Problem to solve: Without the images, write out the whole listing exactly.

Dataset section:
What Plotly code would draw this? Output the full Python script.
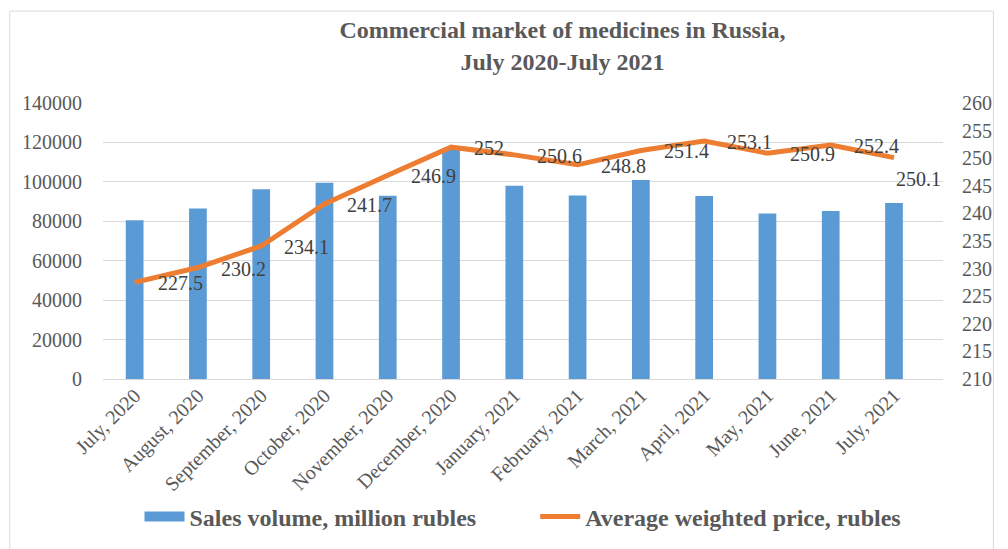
import plotly.graph_objects as go

months = ["July, 2020", "August, 2020", "September, 2020", "October, 2020", "November, 2020",
          "December, 2020", "January, 2021", "February, 2021", "March, 2021", "April, 2021",
          "May, 2021", "June, 2021", "July, 2021"]
sales_volume = [80500, 86500, 96300, 99500, 93000, 117000, 98000, 93100, 101000, 92800, 84000, 85200, 89300]
avg_price = [227.5, 230.2, 234.1, 241.7, 246.9, 252, 250.6, 248.8, 251.4, 253.1, 250.9, 252.4, 250.1]
price_labels = ["227.5", "230.2", "234.1", "241.7", "246.9", "252", "250.6", "248.8", "251.4",
                "253.1", "250.9", "252.4", "250.1"]

FONT = "Liberation Serif"
GREY = "#595959"
BLUE = "#5B9BD5"
ORANGE = "#ED7D31"

fig = go.Figure()
fig.add_trace(go.Bar(
    x=months, y=sales_volume, name="Sales volume, million rubles",
    marker=dict(color=BLUE, line=dict(width=0)), yaxis="y", showlegend=False,
    legendgroup="sales",
))
# legend entry for the bars drawn as a wide block, like the source
fig.add_trace(go.Scatter(
    x=[None], y=[None], mode="lines", legendgroup="sales",
    name="<b>Sales volume, million rubles</b>" + "&nbsp;" * 9,
    line=dict(color=BLUE, width=12), yaxis="y",
))
fig.add_trace(go.Scatter(
    x=months, y=avg_price, name="<b>Average weighted price, rubles</b>",
    mode="lines", line=dict(color=ORANGE, width=5), yaxis="y2",
))

# data labels, placed to the right of each point (last one lower, as in the source)
for i, (m, v, lab) in enumerate(zip(months, avg_price, price_labels)):
    last = i == len(months) - 1
    fig.add_annotation(x=m, y=v, xref="x", yref="y2", text=lab, showarrow=False,
                       xanchor="left", yanchor="middle", xshift=0 if last else 21,
                       yshift=-21 if last else -1,
                       font=dict(family=FONT, size=20, color="#404040"))

fig.update_layout(
    width=1008, height=549,
    margin=dict(l=103, r=65, t=103, b=170, autoexpand=False),
    paper_bgcolor="white", plot_bgcolor="white",
    font=dict(family=FONT, size=20, color=GREY),
    title=dict(text="<b>Commercial market of medicines in Russia,<br>July 2020-July 2021</b>",
               x=0.558, xanchor="center", y=0.93, yanchor="top",
               font=dict(family=FONT, size=24, color=GREY)),
    bargap=0.72,
    xaxis=dict(tickangle=-45, tickfont=dict(family=FONT, size=20, color=GREY),
               showgrid=False, showline=False, ticks="", automargin=False),
    yaxis=dict(range=[0, 140000], dtick=20000, showgrid=True, gridcolor="#D9D9D9",
               gridwidth=1.3, zeroline=True, zerolinecolor="#D9D9D9", zerolinewidth=1.3,
               tickfont=dict(family=FONT, size=20, color=GREY), ticks="", tickformat="d",
               automargin=False, ticklabelstandoff=20),
    yaxis2=dict(range=[210, 260], dtick=5, overlaying="y", side="right", showgrid=False,
                zeroline=False, tickfont=dict(family=FONT, size=20, color=GREY), ticks="",
                automargin=False, ticklabelstandoff=18),
    legend=dict(orientation="h", x=0.5, xanchor="center", y=-0.5, yanchor="middle",
                font=dict(family=FONT, size=24, color=GREY), itemwidth=40,
                traceorder="normal"),
    showlegend=True,
)
fig.add_shape(type="rect", xref="paper", yref="paper",
              x0=-0.111, x1=1.06, y0=-0.62, y1=1.333,
              line=dict(color="#D9D9D9", width=1))

fig.write_html("out.html")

Final result:
What Plotly code would draw this? Output the full Python script.
import plotly.graph_objects as go

months = ["July, 2020", "August, 2020", "September, 2020", "October, 2020", "November, 2020",
          "December, 2020", "January, 2021", "February, 2021", "March, 2021", "April, 2021",
          "May, 2021", "June, 2021", "July, 2021"]
sales_volume = [80500, 86500, 96300, 99500, 93000, 117000, 98000, 93100, 101000, 92800, 84000, 85200, 89300]
avg_price = [227.5, 230.2, 234.1, 241.7, 246.9, 252, 250.6, 248.8, 251.4, 253.1, 250.9, 252.4, 250.1]
price_labels = ["227.5", "230.2", "234.1", "241.7", "246.9", "252", "250.6", "248.8", "251.4",
                "253.1", "250.9", "252.4", "250.1"]

FONT = "Liberation Serif"
GREY = "#595959"
BLUE = "#5B9BD5"
ORANGE = "#ED7D31"

fig = go.Figure()
fig.add_trace(go.Bar(
    x=months, y=sales_volume, name="Sales volume, million rubles",
    marker=dict(color=BLUE, line=dict(width=0)), yaxis="y", showlegend=False,
    legendgroup="sales",
))
# legend entry for the bars drawn as a wide block, like the source
fig.add_trace(go.Scatter(
    x=[None], y=[None], mode="lines", legendgroup="sales",
    name="<b>Sales volume, million rubles</b>" + "&nbsp;" * 9,
    line=dict(color=BLUE, width=12), yaxis="y",
))
fig.add_trace(go.Scatter(
    x=months, y=avg_price, name="<b>Average weighted price, rubles</b>",
    mode="lines", line=dict(color=ORANGE, width=5), yaxis="y2",
))

# data labels, placed to the right of each point (last one lower, as in the source)
for i, (m, v, lab) in enumerate(zip(months, avg_price, price_labels)):
    last = i == len(months) - 1
    fig.add_annotation(x=m, y=v, xref="x", yref="y2", text=lab, showarrow=False,
                       xanchor="left", yanchor="middle", xshift=0 if last else 21,
                       yshift=-21 if last else -1,
                       font=dict(family=FONT, size=20, color="#404040"))

fig.update_layout(
    width=1008, height=549,
    margin=dict(l=103, r=65, t=103, b=170, autoexpand=False),
    paper_bgcolor="white", plot_bgcolor="white",
    font=dict(family=FONT, size=20, color=GREY),
    title=dict(text="<b>Commercial market of medicines in Russia,<br>July 2020-July 2021</b>",
               x=0.558, xanchor="center", y=0.93, yanchor="top",
               font=dict(family=FONT, size=24, color=GREY)),
    bargap=0.72,
    xaxis=dict(tickangle=-45, tickfont=dict(family=FONT, size=20, color=GREY),
               showgrid=False, showline=False, ticks="", automargin=False),
    yaxis=dict(range=[0, 140000], dtick=20000, showgrid=True, gridcolor="#D9D9D9",
               gridwidth=1.3, zeroline=True, zerolinecolor="#D9D9D9", zerolinewidth=1.3,
               tickfont=dict(family=FONT, size=20, color=GREY), ticks="", tickformat="d",
               automargin=False, ticklabelstandoff=20),
    yaxis2=dict(range=[210, 260], dtick=5, overlaying="y", side="right", showgrid=False,
                zeroline=False, tickfont=dict(family=FONT, size=20, color=GREY), ticks="",
                automargin=False, ticklabelstandoff=18),
    legend=dict(orientation="h", x=0.5, xanchor="center", y=-0.5, yanchor="middle",
                font=dict(family=FONT, size=24, color=GREY), itemwidth=40,
                traceorder="normal"),
    showlegend=True,
)
fig.add_shape(type="rect", xref="paper", yref="paper",
              x0=-0.111, x1=1.06, y0=-0.62, y1=1.333,
              line=dict(color="#D9D9D9", width=1))

fig.write_html("out.html")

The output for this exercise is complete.